LIBERIA: Liberia's Women Killers

Date: 
Thursday, August 26, 2010
Source: 
BBC News
Countries: 
Africa
Western Africa
Liberia
PeaceWomen Consolidated Themes: 
Participation
Disarmament

"Black Diamond" and her comrades may look like any bunch of street-wise girls with attitude but they have the military hardware to back up the look.

"Mortars are my favourite weapon," says the leader of a group of Liberian women rebel fighters - the Women's Artillery Commandos (WAC).

Even her enemies on the government side acknowledge her military strength.

"She is a really good fighter," said Peter Paye, a battalion commander for the government's Anti-Terrorist Unit. "I have a lot of respect for her."

Black Diamond, 22, says she joined the rebel forces after being gang-raped by the notoriously ill-disciplined and unpaid forces loyal to former President Charles Taylor in the northern Lofa county in 1999.

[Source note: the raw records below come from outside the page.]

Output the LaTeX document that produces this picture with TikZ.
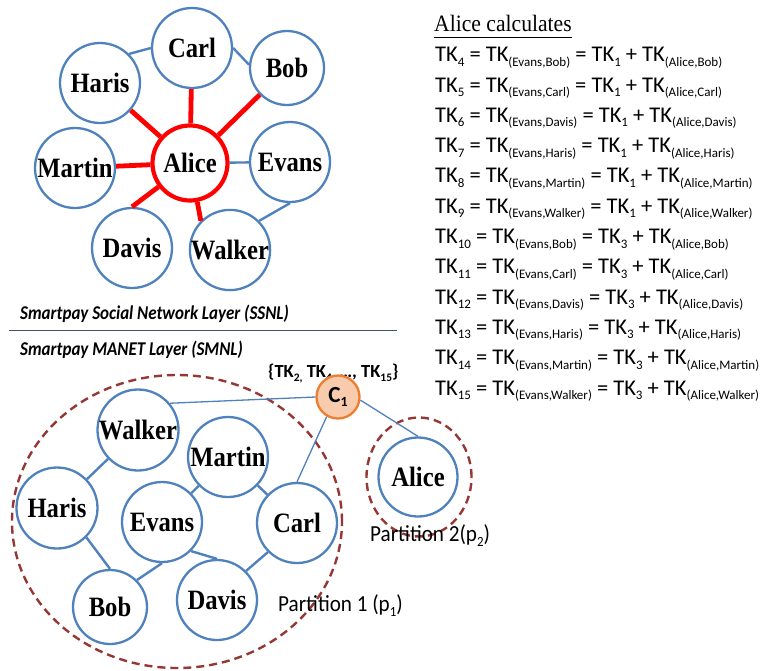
\documentclass[tikz,border=0pt]{standalone}
\usepackage{fontspec}
\usetikzlibrary{shapes.geometric}
\setmainfont{Liberation Serif}
\newfontfamily\namefont[FakeStretch=0.88]{Liberation Serif}
\newfontfamily\headfont[FakeStretch=0.92]{Liberation Serif}
\newfontfamily\tkfont{Carlito}
\newfontfamily\labfont[FakeStretch=0.92]{Carlito}
\newfontfamily\layerfont[FakeStretch=0.87]{Carlito}

% lowered, smaller index text
\newcommand\lowsub[2][13]{\raisebox{-4.5pt}{\fontsize{#1}{#1}\selectfont #2}}

\definecolor{nodeblue}{RGB}{79,129,189}
\definecolor{alicered}{RGB}{255,0,0}
\definecolor{partred}{RGB}{149,55,53}
\definecolor{cfill}{RGB}{248,203,173}
\definecolor{cline}{RGB}{237,125,49}
\definecolor{sepline}{RGB}{68,84,106}

\tikzset{
  person/.style={circle, draw=nodeblue, line width=2.3pt, fill=white,
    inner sep=0pt, minimum size=80pt,
    font=\namefont\bfseries\fontsize{28}{28}\selectfont},
  hub/.style={person, draw=alicered, line width=4.2pt, minimum size=75pt},
  edgeblue/.style={draw=nodeblue, line width=2.4pt},
  redlink/.style={draw=alicered, line width=4.8pt},
  thinlink/.style={draw=nodeblue, line width=1.3pt},
  partline/.style={ellipse, draw=partred, line width=2.4pt,
    dash pattern=on 8pt off 5pt, inner sep=0pt},
  textline/.style={anchor=base west, inner sep=0pt},
  tkline/.style={textline, font=\tkfont\fontsize{22.5}{22.5}\selectfont},
}

\begin{document}
\begin{tikzpicture}[x=1pt, y=-1pt]
\useasboundingbox (0,0) rectangle (767,670);

% ---------- social network layer ----------
\node[person] (carl) at (192,48) {Carl};
\node[person, minimum size=74pt] (bob) at (287,68) {Bob};
\node[person] (haris) at (100,83) {Haris};
\node[hub] (alice) at (190,163) {Alice};
\node[person] (martin) at (75,168) {Martin};
\node[person] (evans) at (290,162) {Evans};
\node[person] (davis) at (132,248) {Davis};
\node[person] (walker) at (230,250) {Walker};

\draw[edgeblue] (haris.45) -- (carl.west);
\draw[edgeblue] (carl.east) -- (bob.175);
\draw[edgeblue] (alice) -- (evans);
\draw[edgeblue] (evans.south) -- (walker.45);

\draw[redlink] (alice) -- (haris);
\draw[redlink] (alice) -- (carl);
\draw[redlink] (alice) -- (bob);
\draw[redlink] (alice) -- (martin);
\draw[redlink] (alice) -- (davis.north);
\draw[redlink] (alice) -- (walker.135);

% ---------- token calculation ----------
\node[textline, font=\headfont\fontsize{23.5}{23.5}\selectfont] (calc) at (434,31.7) {Alice calculates};
\draw[line width=1.3pt] ([yshift=-5.8pt]calc.base west) -- ([yshift=-5.8pt]calc.base east);

\foreach \k/\who/\src in {4/Bob/1, 5/Carl/1, 6/Davis/1, 7/Haris/1, 8/Martin/1, 9/Walker/1,
                          10/Bob/3, 11/Carl/3, 12/Davis/3, 13/Haris/3, 14/Martin/3, 15/Walker/3}{
  \pgfmathsetmacro\yy{61.7+(\k-4)*30.3}
  \node[tkline] (tk\k) at (435,\yy)
    {TK\lowsub{\k} = TK\lowsub{(Evans,\who)} = TK\lowsub{\src} + TK\lowsub{(Alice,\who)}};
}

% ---------- layer captions ----------
\node[textline, font=\layerfont\bfseries\itshape\fontsize{19.5}{19.5}\selectfont] (ssnl) at (20,319) {Smartpay Social Network Layer (SSNL)};
\coordinate (sepL) at (9,330.7);
\coordinate (sepR) at (397,330.7);
\draw[sepline, line width=1.5pt] (sepL) -- (sepR);
\node[textline, font=\layerfont\bfseries\itshape\fontsize{19.5}{19.5}\selectfont] (smnl) at (20,355) {Smartpay MANET Layer (SMNL)};

% ---------- MANET layer ----------
\node[partline, minimum width=330pt, minimum height=293pt] (p1) at (177,521.5) {};
\node[partline, minimum width=105pt, minimum height=119pt] (p2) at (419,477) {};

\node[textline, font=\tkfont\bfseries\fontsize{18.5}{18.5}\selectfont] (tkset) at (268,377.5)
  {\{TK\raisebox{-3.5pt}{\fontsize{11.5}{11.5}\selectfont 2,} TK\raisebox{-3.5pt}{\fontsize{11.5}{11.5}\selectfont 4,} …, TK\raisebox{-3.5pt}{\fontsize{11.5}{11.5}\selectfont 15}\}};
\node[circle, draw=cline, fill=cfill, line width=2.3pt, minimum size=43pt, inner sep=0pt,
      font=\tkfont\bfseries\fontsize{23}{23}\selectfont] (c1) at (338,397) {C\lowsub[14]{1}};

\node[person, minimum size=81pt] (walker2) at (138,430) {Walker};
\node[person] (martin2) at (228,457) {Martin};
\node[person, minimum size=81pt] (haris2) at (57,508) {Haris};
\node[person] (evans2) at (162,522) {Evans};
\node[person] (carl2) at (297,523) {Carl};
\node[person, minimum size=74pt] (bob2) at (110,607) {Bob};
\node[person] (davis2) at (217,600) {Davis};
\node[person, minimum size=79pt] (alice2) at (418,477) {Alice};

\draw[edgeblue] (walker2) -- (haris2);
\draw[edgeblue] (haris2.-45) -- (bob2.north);
\draw[edgeblue] (bob2.45) -- (evans2.south);
\draw[edgeblue] (evans2) -- (martin2);
\draw[edgeblue] (martin2) -- (carl2);
\draw[edgeblue] (evans2.-45) -- (davis2.north);
\draw[edgeblue] (davis2.45) -- (carl2.225);
\draw[thinlink] (walker2.40) -- (c1.west);
\draw[thinlink] (carl2.north) -- (c1.240);
\draw[thinlink] (c1.-8) -- (alice2.north);

\node[textline, font=\labfont\fontsize{23}{23}\selectfont] (p1lab) at (278,611.7) {Partition 1 (p\lowsub[14]{1})};
\node[textline, font=\labfont\fontsize{23}{23}\selectfont] (p2lab) at (370,541.5) {Partition 2(p\lowsub[14]{2})};
\end{tikzpicture}
\end{document}
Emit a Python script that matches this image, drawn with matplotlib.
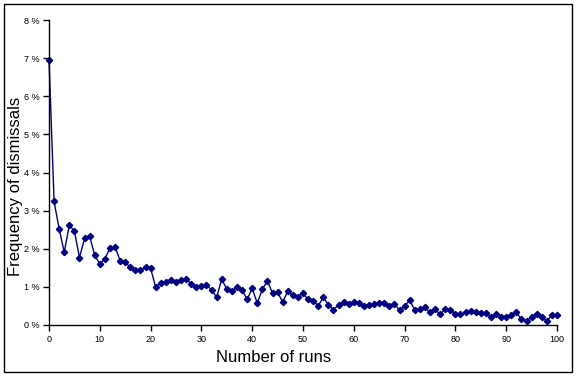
import matplotlib
matplotlib.use("Agg")
import matplotlib.pyplot as plt
from matplotlib.patches import Rectangle
from matplotlib.ticker import FuncFormatter

runs = list(range(0, 101))
freq = [6.96, 3.24, 2.52, 1.91, 2.62, 2.46, 1.77, 2.27, 2.33, 1.83,
        1.60, 1.73, 2.02, 2.05, 1.69, 1.65, 1.51, 1.44, 1.44, 1.51,
        1.49, 0.99, 1.11, 1.13, 1.17, 1.14, 1.17, 1.20, 1.08, 0.99,
        1.01, 1.05, 0.92, 0.73, 1.20, 0.94, 0.89, 0.99, 0.92, 0.67,
        0.96, 0.57, 0.94, 1.16, 0.83, 0.86, 0.60, 0.89, 0.78, 0.74,
        0.83, 0.67, 0.64, 0.50, 0.73, 0.53, 0.40, 0.53, 0.60, 0.56,
        0.60, 0.57, 0.50, 0.52, 0.55, 0.59, 0.59, 0.50, 0.55, 0.39,
        0.50, 0.65, 0.39, 0.43, 0.46, 0.33, 0.41, 0.28, 0.41, 0.39,
        0.30, 0.28, 0.33, 0.37, 0.33, 0.32, 0.32, 0.20, 0.30, 0.22,
        0.22, 0.26, 0.33, 0.15, 0.11, 0.20, 0.28, 0.20, 0.11, 0.25,
        0.26]

W, H = 577, 380
fig = plt.figure(figsize=(W / 100, H / 100), dpi=100)
plt.rcParams['font.family'] = ['Liberation Sans', 'DejaVu Sans']

ax = fig.add_axes([49 / W, 1 - 325 / H, (557 - 49) / W, (325 - 20) / H])
ax.plot(runs, freq, color='#000080', lw=1.0, marker='D', ms=3.2,
        mfc='#000080', mec='#000080', clip_on=False)
ax.set_xlim(0, 100)
ax.set_ylim(0, 8)
ax.set_xticks(range(0, 101, 10))
ax.set_yticks(range(0, 9))
ax.yaxis.set_major_formatter(FuncFormatter(lambda v, p: f"{int(v)} %"))
for s in ['top', 'right']:
    ax.spines[s].set_visible(False)
for s in ['left', 'bottom']:
    ax.spines[s].set_linewidth(1.0)
    ax.spines[s].set_color('black')
ax.tick_params(axis='both', labelsize=6.5, length=4, width=1, direction='out', pad=3)

fig.text(274 / W, 1 - 357 / H, 'Number of runs', fontsize=12,
         ha='center', va='center')
fig.text(16 / W, 1 - 186 / H, 'Frequency of dismissals', fontsize=12,
         ha='center', va='center', rotation=90)

fig.patches.append(Rectangle((4 / W, 1 - 372 / H), (572 - 4) / W, (372 - 4) / H,
                             transform=fig.transFigure, fill=False,
                             edgecolor='black', lw=1.0))
fig.savefig('out.png', dpi=100)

"There were many reasons, but that was the key one. It made me want to fight the man who caused all that, because if you are a good leader you can't behave like that," she is quoted as saying by Reuters news agency.

Fearsome punch

Many of Black Diamond's female comrades have similar tales, while others were recruited in refugee camps in Guinea and Sierra Leone.

Although one, Musu Dukley, 28, told the British Guardian newspaper she first thought of taking up arms after seeing a woman with a machine-gun in a Hollywood film.

"She looked good. I found that when I pull out my gun I get more respect."

Earlier this month, the WAC was ordered to stop the free-for-all which had broken out at Monrovia's port, then controlled by the Lurd rebel group.

Black Diamond shot over the head of an armed looter who had not heeded her orders to drop his weapon and then punched the man - nearly twice her size - in the face, reports AP news agency.

He fell backwards, cowering and astonished.
Liberia's Health Minister Peter Coleman has met many women fighters during the 14 years of warfare and says they are prized by their senior commanders.

"They don't get drunk and they take their mission very seriously," he said.

"I saw a woman shoot another officer because he raped a woman."

Baby photo

Black Diamond attributes her rise through the rebel ranks partly to her traumatic experience.

"If you are angry, you get brave. You can become a master in everything."

She says that her parents were also killed during the four-year civil war.

"I am motherless, I am fatherless, so I don't care. God is my family now," she said.

But she does have a 10-month-old baby - "Small Diamond" - fathered by another rebel commander and keeps her photo in an envelope in her pocket.

"I was at the front until I was eight-months pregnant. I left her in Guinea. There was no one to take care of her here. But I will bring her back now that the war is over," she said.

Many of the women who fought for Charles Taylor when he was a warlord later joined the army when he became president.

But Black Diamond says she now wants to lay down her weapons, now that a ceasefire and a new power-sharing government have been agreed.

"We achieved our target: Taylor has left. I want to go to school.